*Exercise brief*: Copy the lines from the start of the records below through the line containing "return ((x - CX) / RX, (CY - y) / RY)", both included, and leave out the pictures.

[Stored data]
· · · · ·
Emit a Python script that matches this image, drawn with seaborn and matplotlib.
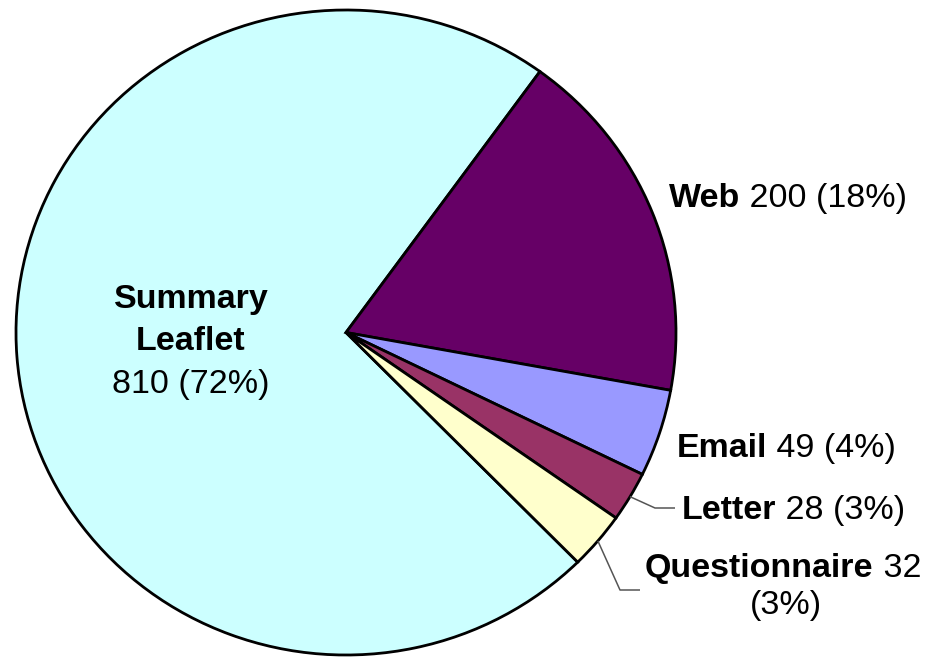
import numpy as np
import matplotlib
matplotlib.use('Agg')
import matplotlib.pyplot as plt
import seaborn as sns

categories = ["Summary Leaflet", "Web", "Email", "Letter", "Questionnaire"]
counts = [810, 200, 49, 28, 32]
colors = ["#CCFFFF", "#660066", "#9999FF", "#993366", "#FFFFCC"]

sns.set_theme(style="white")
plt.rcParams['font.family'] = ['Liberation Sans', 'DejaVu Sans']

W, H = 935, 657
fig = plt.figure(figsize=(W / 100, H / 100), dpi=100)
ax = fig.add_axes([0, 0, 1, 1])
CX, CY, RX, RY = 346, 332.5, 330, 322.5


def P(x, y):
    return ((x - CX) / RX, (CY - y) / RY)


wedges, _ = ax.pie(counts, colors=colors, startangle=314.6, counterclock=False,
                   wedgeprops=dict(edgecolor='black', linewidth=2.0),
                   radius=1, center=(0, 0))
ax.set_aspect('auto')
ax.set_xlim(-CX / RX, (W - CX) / RX)
ax.set_ylim(-(H - CY) / RY, CY / RY)
ax.axis('off')

total = sum(counts)
pct = [int(round(100 * c / total)) for c in counts]
FS = 24.5


def mixed(bold, rest, x, y):
    t = ax.text(*P(x, y), bold, fontweight='bold', fontsize=FS,
                ha='left', va='baseline', color='black')
    ax.annotate(rest, xy=(1, 0), xycoords=t, xytext=(0, 0),
                textcoords='offset points', ha='left', va='bottom',
                fontsize=FS, color='black')


# Summary Leaflet (inside)
ax.text(*P(191, 308), "Summary", fontweight='bold', fontsize=FS,
        ha='center', va='baseline', color='black')
ax.text(*P(191, 350), "Leaflet", fontweight='bold', fontsize=FS,
        ha='center', va='baseline', color='black')
ax.text(*P(191, 393), f"{counts[0]} ({pct[0]}%)", fontsize=FS,
        ha='center', va='baseline', color='black')

mixed(categories[1], f" {counts[1]} ({pct[1]}%)", 669, 207)
mixed(categories[2], f" {counts[2]} ({pct[2]}%)", 677, 457)
mixed(categories[3], f" {counts[3]} ({pct[3]}%)", 682, 519)
mixed(categories[4], f" {counts[4]}", 645, 577)
ax.text(*P(786, 614), f"({pct[4]}%)", fontsize=FS,
        ha='center', va='baseline', color='black')

# leader lines
for idx, elbow, end in [(3, (655, 508), (675, 508)), (4, (620, 590), (640, 590))]:
    w = wedges[idx]
    mid = np.deg2rad((w.theta1 + w.theta2) / 2)
    sx, sy = np.cos(mid), np.sin(mid)
    ex, ey = P(*elbow)
    fx, fy = P(*end)
    ax.plot([sx, ex, fx], [sy, ey, fy], color='#555555', lw=1.1,
            solid_capstyle='butt')

fig.savefig('out.png', dpi=100)
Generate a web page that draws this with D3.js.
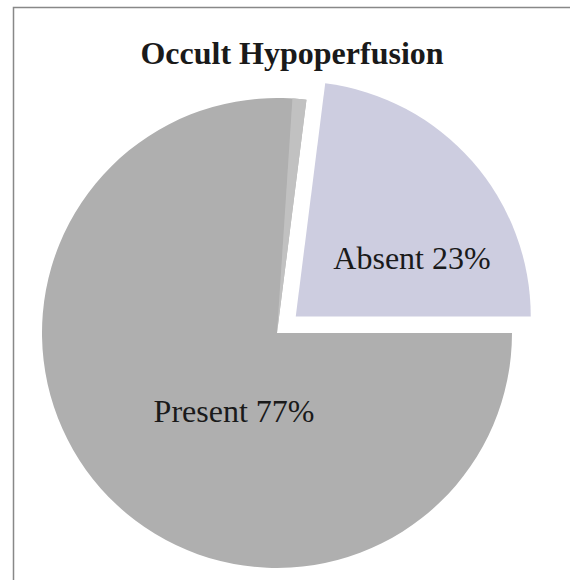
<!DOCTYPE html>
<html>
<head>
<meta charset="utf-8">
<script src="https://cdn.jsdelivr.net/npm/d3@7"></script>
<style>
  body { margin: 0; background: #fff; }
  text { font-family: "Liberation Serif", "Times New Roman", serif; }
</style>
</head>
<body>
<div id="chart"></div>
<script>
// Chart data
const categories = ["Present", "Absent"];
const percents = [77, 23];
const colors = ["#afafaf", "#cdcde0"];
const title = "Occult Hypoperfusion";

const width = 570;
const height = 580;
const cx = 277, cy = 333;
const radius = 235;
const explode = { Absent: 25, Present: 0 };
// label offsets from the pie centre (Excel's placement)
const labelPos = { Present: [-43, 78], Absent: [135, -75] };

const svg = d3.select("#chart")
  .append("svg")
  .attr("width", width)
  .attr("height", height);

// chart frame
svg.append("rect")
  .attr("x", 13.5)
  .attr("y", 7.5)
  .attr("width", 600)
  .attr("height", 600)
  .attr("fill", "#fff")
  .attr("stroke", "#888")
  .attr("stroke-width", 1.5);

svg.append("text")
  .attr("x", 292)
  .attr("y", 64)
  .attr("text-anchor", "middle")
  .attr("font-size", 32)
  .attr("font-weight", "bold")
  .attr("fill", "#1a1a1a")
  .text(title);

const data = categories.map((c, i) => ({ name: c, value: percents[i], color: colors[i] }));

const pie = d3.pie()
  .sort(null)
  .value(d => d.value)
  .startAngle(Math.PI / 2)
  .endAngle(Math.PI / 2 + 2 * Math.PI);

const arc = d3.arc().innerRadius(0).outerRadius(radius);

const g = svg.append("g").attr("transform", `translate(${cx},${cy})`);

const slices = g.selectAll(".slice")
  .data(pie(data))
  .enter()
  .append("g")
  .attr("class", "slice")
  .attr("transform", d => {
    const mid = (d.startAngle + d.endAngle) / 2;
    const off = explode[d.data.name];
    return `translate(${Math.sin(mid) * off},${-Math.cos(mid) * off})`;
  });

slices.append("path")
  .attr("d", arc)
  .attr("fill", d => d.data.color);

// lighter sheen along the trailing edge of the Present slice
slices.filter(d => d.data.name === "Present")
  .append("path")
  .attr("d", d => arc({ startAngle: d.endAngle - 0.06, endAngle: d.endAngle }))
  .attr("fill", "#c1c1c1");

g.selectAll(".label")
  .data(pie(data))
  .enter()
  .append("text")
  .attr("class", "label")
  .attr("x", d => labelPos[d.data.name][0])
  .attr("y", d => labelPos[d.data.name][1])
  .attr("dy", "0.35em")
  .attr("text-anchor", "middle")
  .attr("font-size", 32)
  .attr("fill", "#1a1a1a")
  .text(d => `${d.data.name} ${d.data.value}%`);
</script>
</body>
</html>
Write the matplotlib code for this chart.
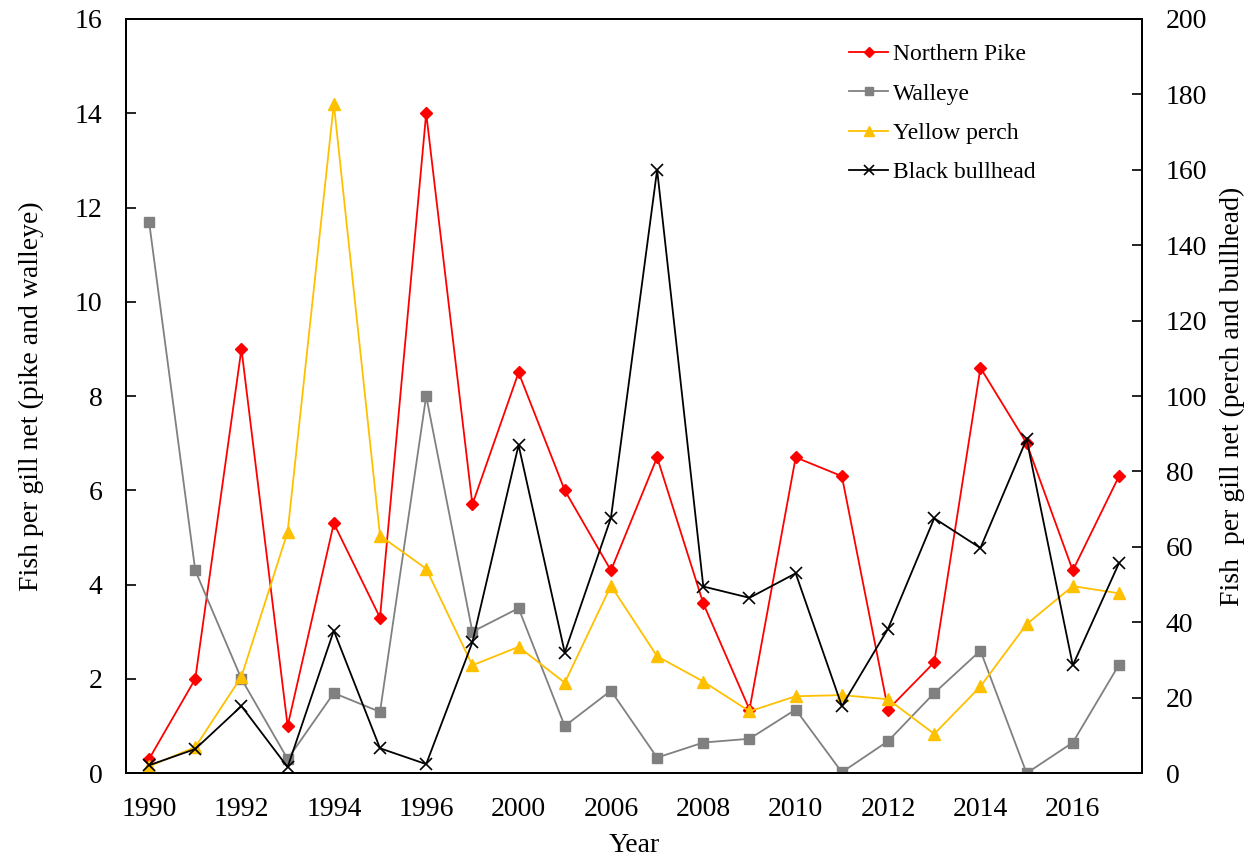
import matplotlib.pyplot as plt

years = ["1990", "1991", "1992", "1993", "1994", "1995", "1996", "1997", "2000", "2003",
         "2006", "2007", "2008", "2009", "2010", "2011", "2012", "2013", "2014", "2015",
         "2016", "2017"]
pike = [0.3, 2.0, 9.0, 1.0, 5.3, 3.3, 14.0, 5.7, 8.5, 6.0, 4.3, 6.7, 3.6, 1.35, 6.7, 6.3,
        1.35, 2.35, 8.6, 7.0, 4.3, 6.3]
walleye = [11.7, 4.3, 2.0, 0.3, 1.7, 1.3, 8.0, 3.0, 3.5, 1.0, 1.75, 0.33, 0.65, 0.73, 1.35, 0.02,
           0.68, 1.7, 2.6, 0.0, 0.65, 2.3]
perch = [1.8, 6.9, 25.6, 64.0, 177.5, 63.0, 54.2, 28.6, 33.5, 24.0, 49.7, 31.0, 24.3, 16.4,
         20.4, 20.7, 19.6, 10.4, 23.0, 39.5, 49.6, 47.7]
bullhead = [2.1, 6.4, 17.8, 1.6, 37.8, 6.6, 2.4, 34.7, 87.0, 32.0, 67.7, 160.0, 49.5, 46.5,
            53.0, 17.8, 38.3, 67.6, 59.7, 88.6, 28.6, 55.7]

plt.rcParams['font.family'] = ['Liberation Serif', 'DejaVu Serif']

fig = plt.figure(figsize=(12.56, 8.61), dpi=100)
ax = fig.add_axes([0.1003, 0.102, 0.809, 0.876])
ax2 = ax.twinx()

x = list(range(len(years)))
lw = 1.3
l1, = ax.plot(x, pike, color='#FF0000', marker='D', markersize=6, lw=lw, label='Northern Pike')
l2, = ax.plot(x, walleye, color='#808080', marker='s', markersize=7, lw=lw, label='Walleye')
l3, = ax2.plot(x, perch, color='#FFC000', marker='^', markersize=8, lw=lw, label='Yellow perch')
l4, = ax2.plot(x, bullhead, color='black', marker='x', markersize=9, mew=1.2, lw=lw,
               label='Black bullhead')

ax.set_xlim(-0.5, len(years) - 0.5)
ax.set_ylim(0, 16)
ax2.set_ylim(0, 200)
ax.set_yticks(range(0, 17, 2))
ax2.set_yticks(range(0, 201, 20))
ax.set_xticks(x[::2])
ax.set_xticklabels(years[::2])

ax.tick_params(axis='x', length=0, labelsize=20, pad=17)
ax.tick_params(axis='y', direction='in', length=7, width=1.2, labelsize=20, pad=17)
ax2.tick_params(axis='y', direction='in', length=7, width=1.2, labelsize=20, pad=17)
for a in (ax, ax2):
    for s in a.spines.values():
        s.set_linewidth(1.4)

ax.set_xlabel('Year', fontsize=20, labelpad=8)
ax.set_ylabel('Fish per gill net (pike and walleye)', fontsize=20, labelpad=22)
ax2.set_ylabel('Fish  per gill net (perch and bullhead)', fontsize=20, labelpad=9)

ax2.legend(handles=[l1, l2, l3, l4], loc='upper left', bbox_to_anchor=(0.712, 0.967),
           frameon=False, fontsize=17, handlelength=1.65, handletextpad=0.2,
           labelspacing=0.75, borderaxespad=0, borderpad=0, markerscale=0.85)

plt.savefig('out.png', dpi=100)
· · · · ·
*Written reply*:
Emit a Python script that matches this image, drawn with seaborn and matplotlib.
import numpy as np
import matplotlib
matplotlib.use('Agg')
import matplotlib.pyplot as plt
import seaborn as sns

categories = ["Summary Leaflet", "Web", "Email", "Letter", "Questionnaire"]
counts = [810, 200, 49, 28, 32]
colors = ["#CCFFFF", "#660066", "#9999FF", "#993366", "#FFFFCC"]

sns.set_theme(style="white")
plt.rcParams['font.family'] = ['Liberation Sans', 'DejaVu Sans']

W, H = 935, 657
fig = plt.figure(figsize=(W / 100, H / 100), dpi=100)
ax = fig.add_axes([0, 0, 1, 1])
CX, CY, RX, RY = 346, 332.5, 330, 322.5


def P(x, y):
    return ((x - CX) / RX, (CY - y) / RY)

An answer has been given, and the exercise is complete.